Cash management is concerned with how to minimise cash balances by collecting and disbursing cash effectively.
What are the two main reasons for a company to hold cash?
- To satisfy the transaction motive.
- Compensating balances.
What is the transaction motive?
The desire to hold money for the purpose of making transactions such as buying goods and services. Transaction-related needs come from normal disbursement and collection activities of the firm.
What does the disbursement of cash in a company include?
The disbursement of cash (cash outflows) in a company includes:
- the payment of wages and salaries
- trade debts
- taxes
- dividends.
Where is the cash in a company collected from?
Cash is collected by a company from sales from operations, sales of assets, and new financing.

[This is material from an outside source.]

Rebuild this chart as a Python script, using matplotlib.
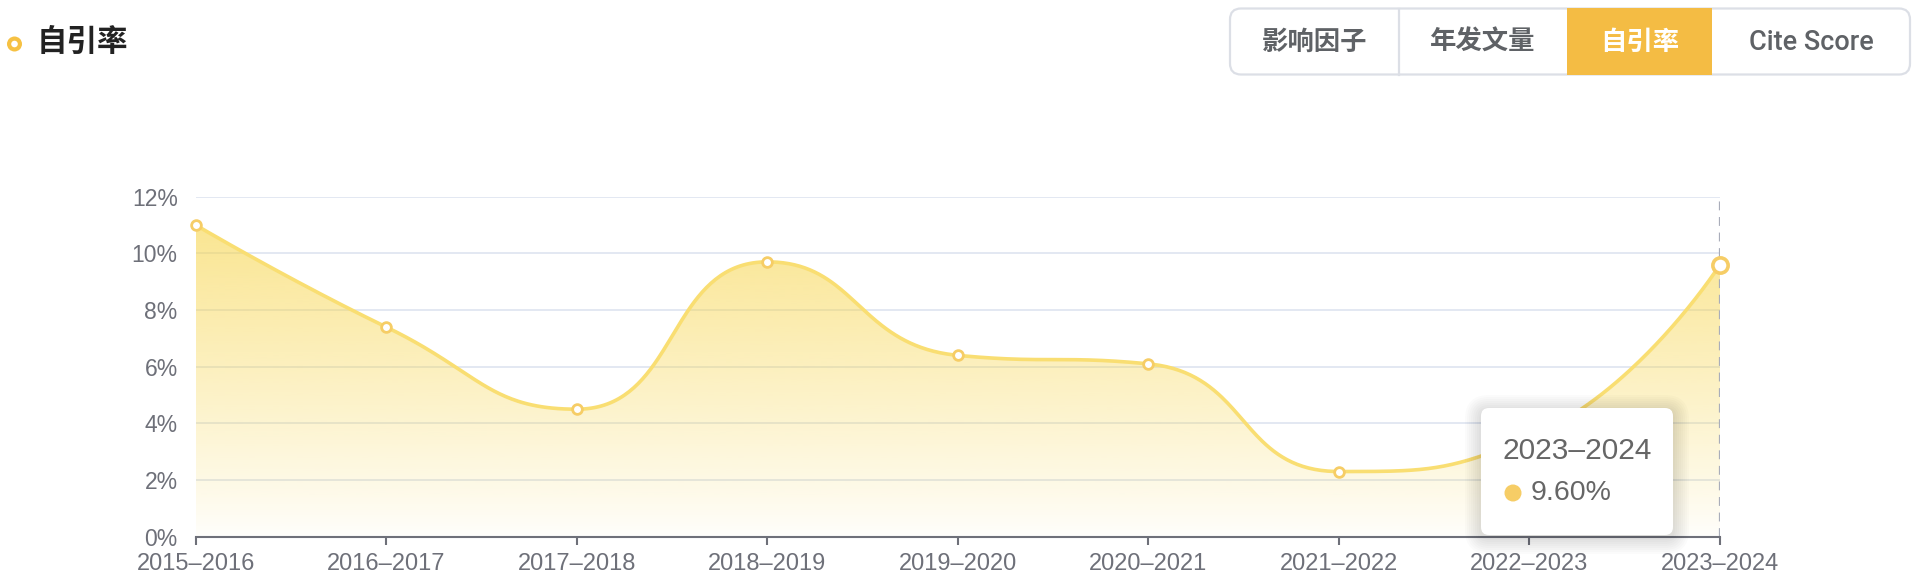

Why does a company need to hold cash to satisfy the transaction motive?
The cash inflows (collections) and outflows (disbursements) are not perfectly synchronised, and some level of cash holdings is necessary as a buffer for precautionary purposes. If the firm maintains too small a cash balance, it may run out of cash. If so, it must sell marketable securities or borrow. Selling marketable securities and borrowing involve trading costs.
What is a compensating balance?
A compensating balance is a minimum amount of money a borrower must keep in a bank account as collateral for a loan or line of credit (this is more common with corporate rather than individual loans). Agreeing to a compensating balance allows a company to borrow money at a favourable rate of interest. The borrower is not able to use the money in the compensating balance but must disclose it in their financial statements. The cash balance for most firms can be thought of as consisting of transaction balances and compensating balances.

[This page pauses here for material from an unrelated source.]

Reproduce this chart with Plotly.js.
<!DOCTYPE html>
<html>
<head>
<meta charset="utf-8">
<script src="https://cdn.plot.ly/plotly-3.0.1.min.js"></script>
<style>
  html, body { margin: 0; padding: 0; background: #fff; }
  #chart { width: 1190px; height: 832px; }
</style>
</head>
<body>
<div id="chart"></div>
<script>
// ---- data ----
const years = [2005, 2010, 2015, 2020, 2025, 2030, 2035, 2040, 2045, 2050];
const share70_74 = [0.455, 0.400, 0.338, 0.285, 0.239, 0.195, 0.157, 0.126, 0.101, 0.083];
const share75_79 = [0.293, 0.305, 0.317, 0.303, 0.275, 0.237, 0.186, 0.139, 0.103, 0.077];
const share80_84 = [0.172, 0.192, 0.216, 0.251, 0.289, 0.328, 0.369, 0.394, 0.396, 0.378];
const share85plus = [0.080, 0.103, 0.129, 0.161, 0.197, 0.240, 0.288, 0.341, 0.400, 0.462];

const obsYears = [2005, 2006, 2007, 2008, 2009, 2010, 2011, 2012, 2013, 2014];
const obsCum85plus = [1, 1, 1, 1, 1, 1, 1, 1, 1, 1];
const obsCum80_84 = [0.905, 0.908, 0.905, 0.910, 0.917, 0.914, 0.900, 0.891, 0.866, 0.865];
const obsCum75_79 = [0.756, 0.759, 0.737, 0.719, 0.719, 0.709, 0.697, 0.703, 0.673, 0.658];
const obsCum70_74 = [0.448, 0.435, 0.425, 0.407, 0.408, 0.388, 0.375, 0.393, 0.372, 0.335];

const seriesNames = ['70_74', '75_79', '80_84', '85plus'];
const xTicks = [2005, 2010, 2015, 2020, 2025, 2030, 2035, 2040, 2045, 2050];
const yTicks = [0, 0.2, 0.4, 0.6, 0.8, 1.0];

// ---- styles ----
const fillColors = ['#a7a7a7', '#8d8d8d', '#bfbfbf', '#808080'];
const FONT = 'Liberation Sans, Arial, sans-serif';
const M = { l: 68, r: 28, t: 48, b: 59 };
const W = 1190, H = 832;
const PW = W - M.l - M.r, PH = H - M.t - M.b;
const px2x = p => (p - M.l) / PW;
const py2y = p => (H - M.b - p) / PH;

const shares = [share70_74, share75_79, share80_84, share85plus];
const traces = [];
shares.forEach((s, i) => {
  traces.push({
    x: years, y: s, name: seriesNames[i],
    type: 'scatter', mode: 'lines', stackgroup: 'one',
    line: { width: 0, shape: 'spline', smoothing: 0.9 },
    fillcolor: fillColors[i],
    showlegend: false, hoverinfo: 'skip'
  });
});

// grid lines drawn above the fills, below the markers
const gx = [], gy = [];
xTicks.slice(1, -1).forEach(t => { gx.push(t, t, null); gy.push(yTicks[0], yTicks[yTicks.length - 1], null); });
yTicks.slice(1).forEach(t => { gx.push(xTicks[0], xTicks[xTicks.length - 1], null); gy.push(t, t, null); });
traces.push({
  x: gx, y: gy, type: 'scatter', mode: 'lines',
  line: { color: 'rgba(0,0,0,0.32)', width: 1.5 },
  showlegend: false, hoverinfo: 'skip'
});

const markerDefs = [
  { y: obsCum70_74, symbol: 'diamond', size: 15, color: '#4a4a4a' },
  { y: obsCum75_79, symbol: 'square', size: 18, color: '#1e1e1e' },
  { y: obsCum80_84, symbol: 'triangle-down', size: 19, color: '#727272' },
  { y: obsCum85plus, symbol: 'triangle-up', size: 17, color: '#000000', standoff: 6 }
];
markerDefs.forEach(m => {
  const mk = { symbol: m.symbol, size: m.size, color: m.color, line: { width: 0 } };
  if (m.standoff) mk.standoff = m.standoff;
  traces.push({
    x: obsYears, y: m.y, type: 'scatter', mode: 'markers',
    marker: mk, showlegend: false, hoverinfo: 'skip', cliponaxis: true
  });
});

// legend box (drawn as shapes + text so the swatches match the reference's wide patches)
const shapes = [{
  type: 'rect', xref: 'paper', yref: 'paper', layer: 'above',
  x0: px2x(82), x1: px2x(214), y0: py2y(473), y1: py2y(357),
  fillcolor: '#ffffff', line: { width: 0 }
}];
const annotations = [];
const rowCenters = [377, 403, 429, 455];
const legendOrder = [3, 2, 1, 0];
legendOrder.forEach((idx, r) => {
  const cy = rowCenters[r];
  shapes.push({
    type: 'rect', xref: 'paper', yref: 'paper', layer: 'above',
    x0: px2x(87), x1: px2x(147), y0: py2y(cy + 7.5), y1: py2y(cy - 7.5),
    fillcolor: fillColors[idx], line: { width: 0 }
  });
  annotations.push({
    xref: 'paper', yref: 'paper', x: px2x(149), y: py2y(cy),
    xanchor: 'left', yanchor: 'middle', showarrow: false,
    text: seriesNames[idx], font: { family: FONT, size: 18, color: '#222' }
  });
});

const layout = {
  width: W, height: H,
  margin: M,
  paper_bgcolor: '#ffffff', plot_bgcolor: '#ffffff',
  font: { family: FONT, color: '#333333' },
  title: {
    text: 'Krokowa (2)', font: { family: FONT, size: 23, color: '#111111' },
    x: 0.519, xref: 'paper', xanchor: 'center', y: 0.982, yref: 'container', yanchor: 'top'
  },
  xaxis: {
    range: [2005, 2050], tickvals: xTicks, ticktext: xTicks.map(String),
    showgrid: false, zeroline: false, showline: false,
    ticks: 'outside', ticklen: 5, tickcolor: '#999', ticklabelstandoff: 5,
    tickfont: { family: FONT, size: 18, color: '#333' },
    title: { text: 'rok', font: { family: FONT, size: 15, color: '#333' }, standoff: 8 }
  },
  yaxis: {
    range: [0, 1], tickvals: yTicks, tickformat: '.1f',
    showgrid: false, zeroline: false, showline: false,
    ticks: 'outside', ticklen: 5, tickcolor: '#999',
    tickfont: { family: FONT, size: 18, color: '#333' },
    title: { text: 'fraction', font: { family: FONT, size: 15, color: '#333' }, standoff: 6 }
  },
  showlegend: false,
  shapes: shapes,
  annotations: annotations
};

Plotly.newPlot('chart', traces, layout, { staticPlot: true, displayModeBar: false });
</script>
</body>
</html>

How does a company determine its target cash balance?
The firm must weight the benefits of holding cash against the costs. It is generally a good idea for firms to figure out first how much cash to hold to satisfy transaction needs. Next, the firm must consider compensating balance requirements, which will impose a lower limit on the amount of the firm’s cash holdings.

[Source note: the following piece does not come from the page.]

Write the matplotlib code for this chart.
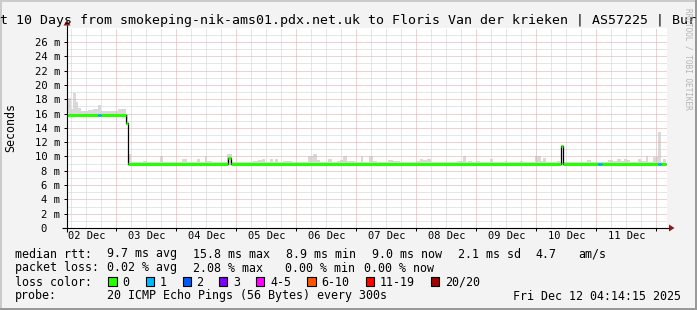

The target cash balance involves a trade-off between the opportunity costs of holding too much cash and the trading costs of holding too little. If a firm tries to keep its cash holdings too lower, it will find itself selling marketable securities (and perhaps later buying marketable securities to replace those sold) more frequently than if the cash balance was higher. Thus, trading costs will tend to fall as the cash balance becomes larger.
What are the limitations of the Baumol model?
- The model assumes the firm has a constant disbursement rate. It assumes discrete, certain cash flows.
- The model assumes there are no cash receipts (i.e., no cash inflows) during the projected period.
- No safety stock is allowed. Firms will probably want to hold a safety stock of cash designed to reduce the possibility of a cash shortage. However, to the extent that firms can sell marketable securities or borrow in a few hours, the need for a safety stock is minimal.
What are the advantages of the Miller-Orr model?
The Miller-Orr model:
- Plans for precautionary needs for cash by including a minimum balance (which can be non-zero).
- Accounts for uncertainty in cash flow fluctuation by including the standard deviation of the cash flow series.
What must a manager do to use the Miller-Orr model?
- Set the lower limit for the cash balance. This lower limit can be related to a minimum safety margin decided on by management.
- Estimate the standard deviation of daily cash flows.
- Determine the interest rate.
- Estimate the trading costs of buying and selling marketable securities.
What are the weaknesses of both the Baumol and Miller-Orr cash management models?
Other factors than those considered in Baumol and Miller-Orr models influence the target cash balance. We assumed that the firm would raise cash by selling securities but it could also raise cash by borrowing. This influences the target cash balance because:
- Borrowing is likely to be more expensive than selling marketable securities.
- The need to borrow will depend upon how unpredictable cash flows are likely to be.
More firms will tend to hold cash greater than the prediction of the models because of:
- Required compensating balances held at the bank for banking services.
- Large corporations have thousands of accounts with many banks. Difficult to manage on a daily basis.